Les mères et leurs bébés ont besoin des meilleurs soins en matière d’allaitement, correspondant à des données scientifiques fiables, et non de technologies "miracle" coûteuses et d’un intérêt non démontré.
Réponse à Douglas
D'après : Response to Douglas. Breastfeed Med 2017 ; 12(3) : 182-3.
BA Ghaheri et M Cole ont répondu au commentaire de P Douglas. Ces auteurs estiment que Douglas a choisi de souligner uniquement les faiblesses de leur méthodologie en laissant de côté les points forts. S’ils reconnaissent que le score à la BSES-SF s’améliore avec le temps sans aucune intervention, ils estiment que l’amélioration 1 semaine après la freinotomie n’est pas liée à cette amélioration spontanée. Ils soulignent que tous les bébés inclus dans leur étude ont été vus par une consultante en lactation IBCLC avant l’intervention. Ils affirment que des études ont démontré une amélioration clinique après chirurgie pour un frein lingual postérieur. Certes, une étude randomisée serait l’idéal, mais il est peu probable qu’elle serait acceptée sur le plan éthique en raison des risques pour les bébés et leurs mères induits par le retard dans l’intervention chirurgicale.
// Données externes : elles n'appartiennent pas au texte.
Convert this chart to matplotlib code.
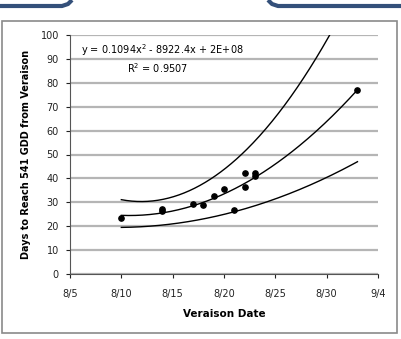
import numpy as np
import matplotlib
matplotlib.use("Agg")
import matplotlib.pyplot as plt
from matplotlib.patches import Rectangle
from datetime import date

# data (veraison date, days to reach GDD)
ver_dates = ["8/10", "8/14", "8/14", "8/17", "8/18", "8/19", "8/20",
             "8/21", "8/22", "8/22", "8/23", "8/23", "9/2"]
days_to_gdd = [23.6, 27.0, 26.2, 29.4, 28.8, 32.5, 35.4,
               26.7, 42.2, 36.4, 42.2, 41.1, 77.0]

# upper / lower curves, quadratic coefficients in days after 8/10
upper_coef = [0.207, -0.806, 31.1]
lower_coef = [0.0500, 0.045, 19.5]
lower_end = "9/2"

tick_labels = ["8/5", "8/10", "8/15", "8/20", "8/25", "8/30", "9/4"]
eq_text = "y = 0.1094x$^2$ - 8922.4x + 2E+08"
r2_text = "R$^2$ = 0.9507"


def to_day(s):
    m, d = s.split("/")
    return (date(2010, int(m), int(d)) - date(2010, 8, 10)).days


t = np.array([to_day(s) for s in ver_dates], dtype=float)
y = np.array(days_to_gdd)

plt.rcParams['font.family'] = ['DejaVu Sans']

fig = plt.figure(figsize=(4.01, 3.39), dpi=100)

# outer frame + slide decorations
fig.patches.append(Rectangle((2 / 401, 1 - 333 / 339), 395 / 401, 312 / 339,
                             transform=fig.transFigure, fill=False,
                             edgecolor='#8a8a8a', lw=1.2))
deco = fig.add_axes([0, 0, 1, 1], zorder=-1)
deco.set_xlim(0, 401)
deco.set_ylim(339, 0)
deco.axis('off')
deco.plot([0, 62, 68, 72], [6, 6, 4, 0], color='#34507a', lw=3, solid_capstyle='butt')
deco.plot([268, 272, 278, 401], [0, 4, 6, 6], color='#34507a', lw=3, solid_capstyle='butt')

ax = fig.add_axes([70 / 401, 65 / 339, 308 / 401, 239 / 339])

# fitted trend (middle) and the two outer curves
fit = np.polyfit(t, y, 2)
tm = np.linspace(t.min(), t.max(), 200)
ax.plot(tm, np.polyval(fit, tm), color='black', lw=1)

# upper curve runs until it leaves the top of the plot
r = np.roots(np.polyadd(upper_coef, [-100]))
t_top = max(r.real)
tu = np.linspace(0, t_top, 200)
ax.plot(tu, np.polyval(upper_coef, tu), color='black', lw=1)
tl = np.linspace(0, to_day(lower_end), 200)
ax.plot(tl, np.polyval(lower_coef, tl), color='black', lw=1)

ax.plot(t, y, 'o', color='black', markersize=3.8)

xt = [to_day(s) for s in tick_labels]
ax.set_xlim(xt[0], xt[-1])
ax.set_ylim(0, 100)
ax.set_xticks(xt)
ax.set_xticklabels(tick_labels)
ax.set_yticks(range(0, 101, 10))
ax.tick_params(labelsize=7, length=3, width=0.8, colors='#222222')
ax.tick_params(axis='y', pad=5)
ax.tick_params(axis='x', pad=8)
ax.yaxis.grid(True, color='#b5b5b5', lw=1.6)
ax.set_axisbelow(True)
for s in ['top', 'right']:
    ax.spines[s].set_visible(False)
for s in ['left', 'bottom']:
    ax.spines[s].set_color('#555555')
    ax.spines[s].set_linewidth(0.8)

ax.set_xlabel("Veraison Date", fontsize=7.5, fontweight='bold', labelpad=7)
ax.set_ylabel("Days to Reach 541 GDD from Veraison", fontsize=7,
              fontweight='bold', labelpad=7)

ax.text(0.036, 0.937, eq_text, transform=ax.transAxes, fontsize=7,
        va='center', ha='left')
ax.text(0.185, 0.862, r2_text, transform=ax.transAxes, fontsize=7,
        va='center', ha='left')

fig.savefig("out.png", dpi=100)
Ce que Douglas affirme concernant le questionnaire d’évaluation du reflux est déplacé. Ce questionnaire est parfaitement fiable pour évaluer des signes spécifiquement associés au reflux, qui permet d’éviter des procédures invasives. Le fait qu’il n’existe pas de données sur l’aérophagie chez ces enfants n’invalide en rien la constatation d’une amélioration clinique en la matière après l’intervention, et une autre étude a décrit le même phénomène. Concernant l’augmentation du volume de lait consommé, là encore ce volume augmente naturellement avec le temps, mais l’amélioration constatée en une semaine est très probablement en rapport avec l’intervention. Enfin, une excellente méta-analyse a constaté que la freinotomie n’induisait aucune complication sérieuse.
Les auteurs reconnaissent que la plupart des études cliniques sur l’allaitement peuvent présenter des biais, et que l’effet placebo est une réalité. Toutefois, ils pensent que le suivi des enfants permet aux cliniciens d’évaluer dans quelle mesure le résultat est bien en rapport avec l’intervention effectuée. Douglas semble estimer que l’incision d’un frein postérieur est profonde, alors qu’en fait la muqueuse est incisée sur seulement environ 1 mm de profondeur. Cette méconnaissance du protocole chirurgical est probablement à l’origine de certains des préjugés de Douglas. Enfin, les auteurs pensent que la dichotomie entre frein antérieur et frein postérieur est arbitraire, et que tous les freins linguaux doivent être totalement incisés, ce qui inclut les fibres postérieures, afin d’obtenir un résultat optimal.